Friday, October 26, 2007

A little segway into the Balkans

Over the next couple of months, a very important geopolitical event is about to take place: Kosovo - one of the more troubled of the nations in the burning Balkans plans to declare itself an independent nation. This will free it of the remote controlled dominance from Serbia and will eventually push Kosovo on the path towards becoming a self reliant nation. All is not that simple and rosy – if it were life would not be easy. Before all of this happens, there are different political constituents jockeying around trying to make sure that this historically subjugated part of what was formerly Yogoslavia remains condemned and relegated to second class status within Serbia.

The cast of actors in this Kabuki play involves:
- Serbia: The ruling political party do not want to let go of Kosovo as they feel that this will give the opposition parties more fuel in their fight for power (there is some kind of an obscure legend that Kosovo has the mythic status as the cradle of Serbian Orthodox Christian history)
- Russia: Who support Serbia position (Well, Russia has few allies in the region and Serbia is one of them. For a wannabe superpower, any flotsam is fine for now).
- America: We support the independence but can do little to affect the outcome as we are mired within the Middle East in a war with no end.
- UN: They support the independence and is the entity with the most leverage to affect the outcome, but is confused by the lobbying employed by powers like EU and Russia and is really flying by the seat of their pants.

It is definitely going to be very interesting come December 10th - the date for the formal announcement of independence by Kosovo. I for one, pray for little bloodshed and for independence - the people here have suffered enough firstly under the bloody genocides perpetrated by Serbian leaders and additionally by the cultural subjugation historically endured by the Albanian majority who reside in Kosovo. They have always reminded me of second class citizens that live in the nether fringes of society little cared for or understood but exist - sort of like the Shrek’s of our world - people take little time in understand them deeper and judge them only by word of mouth and by cursory looks...

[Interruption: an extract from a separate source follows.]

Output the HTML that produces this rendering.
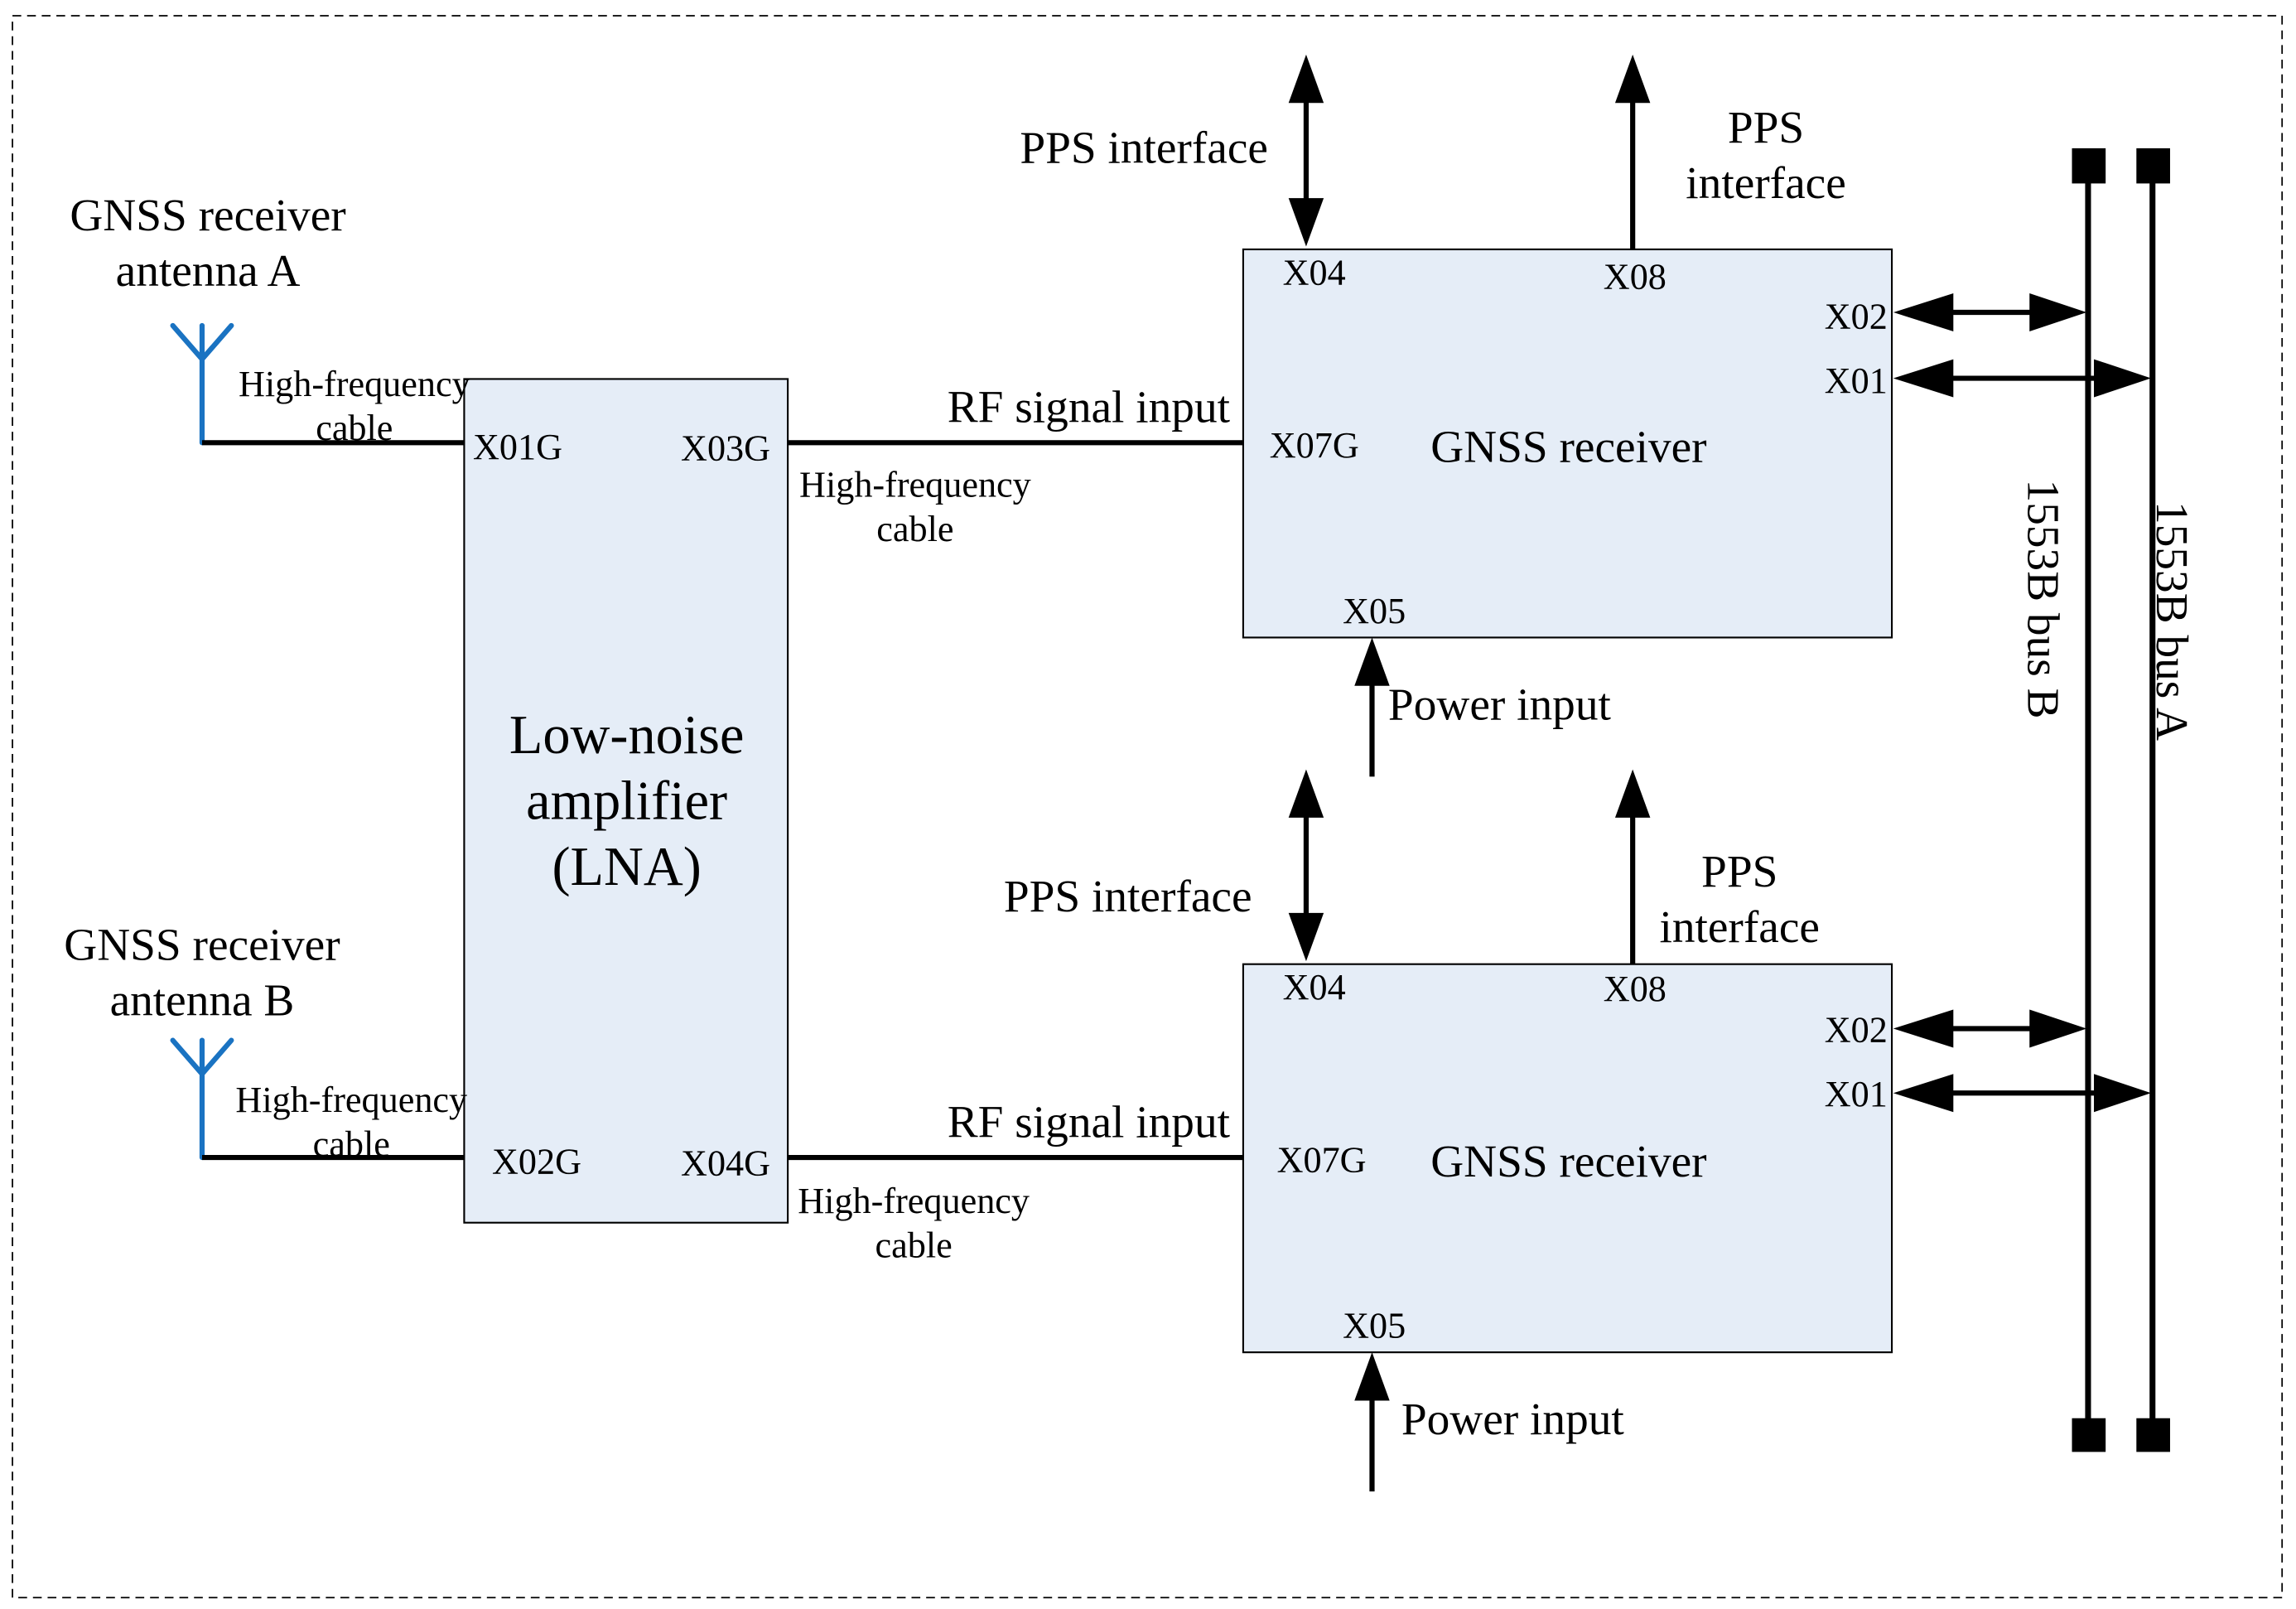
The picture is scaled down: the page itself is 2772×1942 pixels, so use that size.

An brilliant essay by William Finnegan "Letter from Kosovo - The Countdown" in the Oct 15th issue of New Yorker makes this abundantly clear. Unfortunately I cannot seem to get the link to the full version online.

A better understating surrounding the cultural underpinnings that haunt the denizens of this region may be obtained by reading an essay by Vladimir Arsenijevic titled "Our negroes, our enemies" on signandsight.

It is definitely worth a close read – brings to mind conflicts currently on in Sri Lanka and Iraq – just to name a couple. It also brings to my mind issues faced by untouchables in India.